Ellos estaban flipando en colores, y tenían miedo de las consecuencias de mi acción en el cole.  Así que les tranquilicé y solo les pedí que atendieran en clase y fueran responsables con sus puntos débiles, con lo que necesitasen machacar más para (esos sí) hacer por trabajarlos un poco más y mejor en casa.

Aún temerosos, les terminé de explicar que si los maestros les reñían o llamaban la atención por no entregar los deberes, yo siempre los defendería y dejaría muy claro que la decisión era solamente mía y el por qué de esta, si es que aún les quedaban dudas.

Después de esas primeras reacciones suyas de miedo y de comprobar después que mi actitud era rotunda y calmada, se acabaron durmiendo contentos y tranquilos.  Por la mañana los escuché, con el corazón encogido, hablando entre ellos y llegaron a decirse que “al fin podrían volver a jugar y ser felices”.

 

 

Y como sé que habrá quien se lleve las manos a la cabeza al leer este texto y me acuse de madre irresponsable, también quiero contar qué acabó pasando desde entonces hasta ahora: de pronto, pareció que recuperaron su motivación por aprender y su curiosidad.  A veces, incluso realizaban algunos de los deberes de clase por voluntad propia, pero nunca por obligación.

Empezaron a disfrutar de su tiempo libre y, al mismo tiempo, se hicieron responsables -tal y como les había pedido- de estudiar o trabajar en casa aquellos aspectos que se les hubieran quedado cortos o dudosos solo atendiendo en clase.
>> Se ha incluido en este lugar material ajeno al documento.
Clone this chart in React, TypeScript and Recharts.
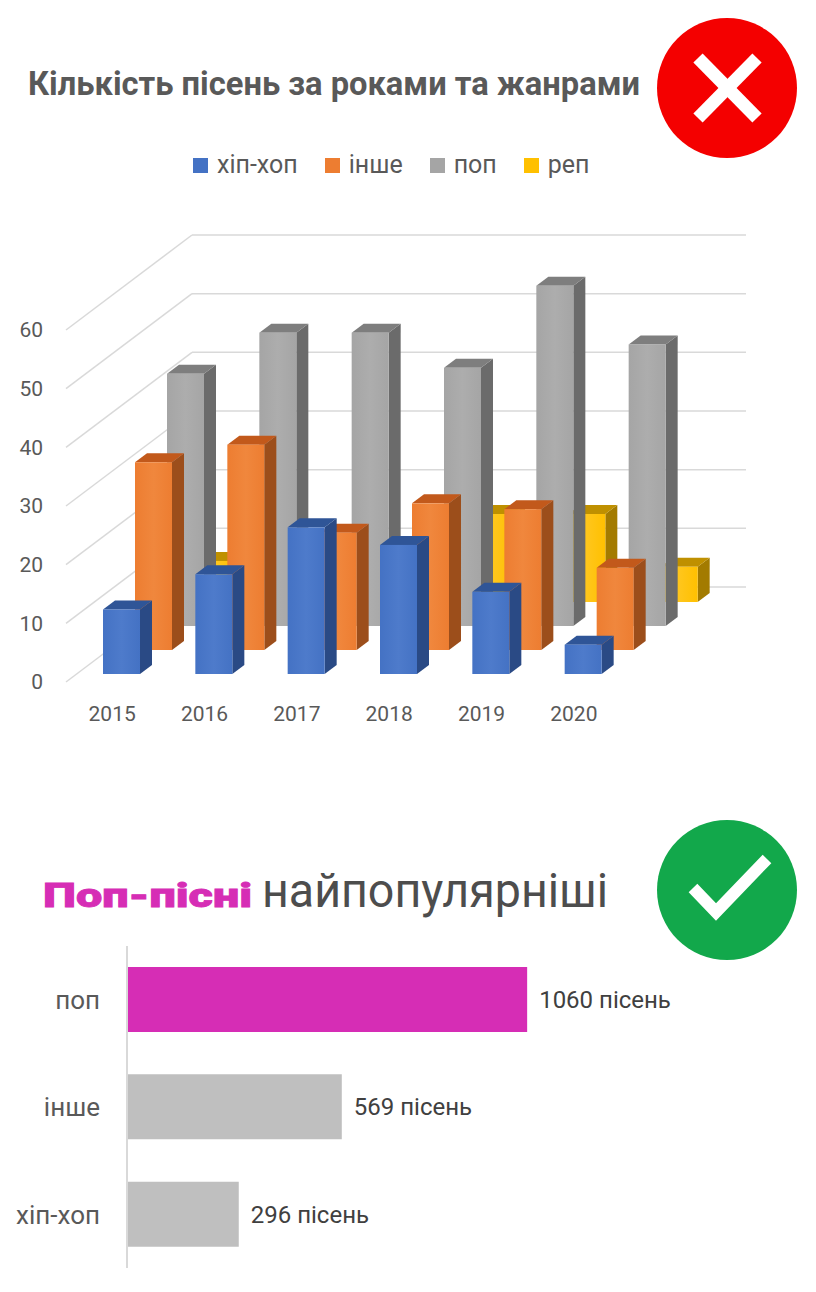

Volvieron a leer por placer y no por imposición.  .

En cuanto a sus notas y resultados, no solo no empeoraron sino que mejoraron bastante en los dos casos.  Aunque para mí esto era lo menos urgente, al menos a corto plazo, pero lo recalco porque sé que para muchas personas será el único punto a fijarse.

En definitiva, no me arrepiento en absoluto de mi modo de actuar porque las consecuencias solo fueron positivas para ellos y para nuestra relación y convivencia familiar que también mejoró considerablemente y, sobre todo, porque ahora vivimos todos mucho menos estresados.